Jeremy Irvine (War Horse) is Ben, the kid that is hired to schlep Madec around the desert in the hopes of landing a longhorn. Ben is broke as a joke, but a good tracker. He’s also got some separation issues, as his GF just left to start school in Colorado.
So cut to the Mojave Desert, where Madec shoots a guy by accident, and instead of doing the right thing – that would have surely had him exonerated with his cadre of high priced lawyers – he frames the boy. Then later, Madec forces Ben to strip (insert gratuitous but highly appreciated six-pack shot here), and forces him to wander under the desert sun. And so the cat vs. mouse game goes, til the movie ends an hour and ten long minutes later. Looooong minutes later. Okay fine; it’s not all desert-bound for the entire film.
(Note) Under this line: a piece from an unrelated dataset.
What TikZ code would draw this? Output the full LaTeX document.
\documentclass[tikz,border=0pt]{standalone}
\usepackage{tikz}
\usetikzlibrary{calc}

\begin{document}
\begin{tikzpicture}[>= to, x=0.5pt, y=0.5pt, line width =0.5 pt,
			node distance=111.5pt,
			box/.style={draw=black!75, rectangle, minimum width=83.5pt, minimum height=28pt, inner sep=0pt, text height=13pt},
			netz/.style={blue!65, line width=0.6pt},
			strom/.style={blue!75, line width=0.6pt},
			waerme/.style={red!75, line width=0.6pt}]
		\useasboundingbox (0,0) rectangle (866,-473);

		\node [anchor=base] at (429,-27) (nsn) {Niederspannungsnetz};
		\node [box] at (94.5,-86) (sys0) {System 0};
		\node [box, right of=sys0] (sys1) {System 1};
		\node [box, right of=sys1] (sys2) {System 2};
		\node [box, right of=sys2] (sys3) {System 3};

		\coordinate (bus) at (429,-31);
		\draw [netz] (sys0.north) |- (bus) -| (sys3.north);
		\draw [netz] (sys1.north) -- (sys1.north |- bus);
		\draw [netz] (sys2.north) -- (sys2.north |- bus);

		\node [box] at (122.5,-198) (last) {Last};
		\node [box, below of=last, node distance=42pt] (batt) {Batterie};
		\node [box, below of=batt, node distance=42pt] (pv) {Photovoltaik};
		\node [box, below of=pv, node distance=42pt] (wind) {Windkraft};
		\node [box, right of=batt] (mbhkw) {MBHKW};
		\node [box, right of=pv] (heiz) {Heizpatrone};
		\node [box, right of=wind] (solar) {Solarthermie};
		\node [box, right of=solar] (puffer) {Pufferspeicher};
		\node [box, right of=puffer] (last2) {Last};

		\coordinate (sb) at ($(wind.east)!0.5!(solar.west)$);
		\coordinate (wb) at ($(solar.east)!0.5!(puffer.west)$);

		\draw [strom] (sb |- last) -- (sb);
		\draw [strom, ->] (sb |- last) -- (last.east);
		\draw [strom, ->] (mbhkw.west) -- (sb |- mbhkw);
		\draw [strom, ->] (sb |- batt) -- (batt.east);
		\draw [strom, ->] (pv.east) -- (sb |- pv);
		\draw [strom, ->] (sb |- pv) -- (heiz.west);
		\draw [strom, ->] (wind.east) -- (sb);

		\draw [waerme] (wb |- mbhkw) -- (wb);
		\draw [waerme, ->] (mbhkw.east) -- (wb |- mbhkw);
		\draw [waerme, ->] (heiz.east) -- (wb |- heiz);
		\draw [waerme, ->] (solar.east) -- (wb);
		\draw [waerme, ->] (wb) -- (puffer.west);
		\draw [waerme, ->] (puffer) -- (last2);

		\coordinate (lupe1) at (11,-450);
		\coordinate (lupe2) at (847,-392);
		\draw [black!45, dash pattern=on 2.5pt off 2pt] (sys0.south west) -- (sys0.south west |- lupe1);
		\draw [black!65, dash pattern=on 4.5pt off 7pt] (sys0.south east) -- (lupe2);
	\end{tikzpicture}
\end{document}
But almost.
When does the real desert chase start? Minute 32. But I was done investing in this story by minute 25. Why? Because a Most Dangerous Game story doesn’t resonate with me if there’s no buildup. Viewers are supposed to understand Madec, and feel for Ben in the space of 15 minutes. And the screenwriter and director don’t manage that. So it ends up a One Guy Chasing Another story. Might as well fast forward to see who wins, as these characters don’t mean anything to me. (But I didn’t, because I care about you. And am a movie masochist.) Then there’s the last scene, with the usual “surprise climax” moviegoers have come to expect ever since Friday the 13th. Boo, who cares. At least this film lets the good guy win, and gotta admit I’m always a fan of a happy ending. What? I can’t possibly spoil a movie 99% of folks won’t have the intestinal fortitude to sit through.
The good? Sure, there’s a couple of things. There are some absolutely gorgeous landscape shots, and a real feeling of heat and misery in the desert scenes, courtesy of Oscar winner Russell Carpenter (Titanic). Then there’s the amazing FX makeup by Corey Welk (Breaking Bad, The Avengers); Welk is a talent I’d like to see more of. (Hoping to catch his prosthetics work in Maze Runner: The Scorch Trials later this year.) And the art direction paints a realistic scene of life on the outskirts of a desert. Bravo, James F. Oberlander (Into the West), Clark Hunter (The Mindy Project) and Edward McLoughlin (Longmire). Bonus points to Stephen Susco’s paint-by-numbers yawn of a screenplay for a WALL*E reference.
There’s a decent amount of suspense here, and the performances are excellent. But if I don’t care about the characters? Meh. I just wasn’t all in, and for a film that requires you to care about what happens to the only two folks onscreen for the bulk of the story? That’s the kiss of death.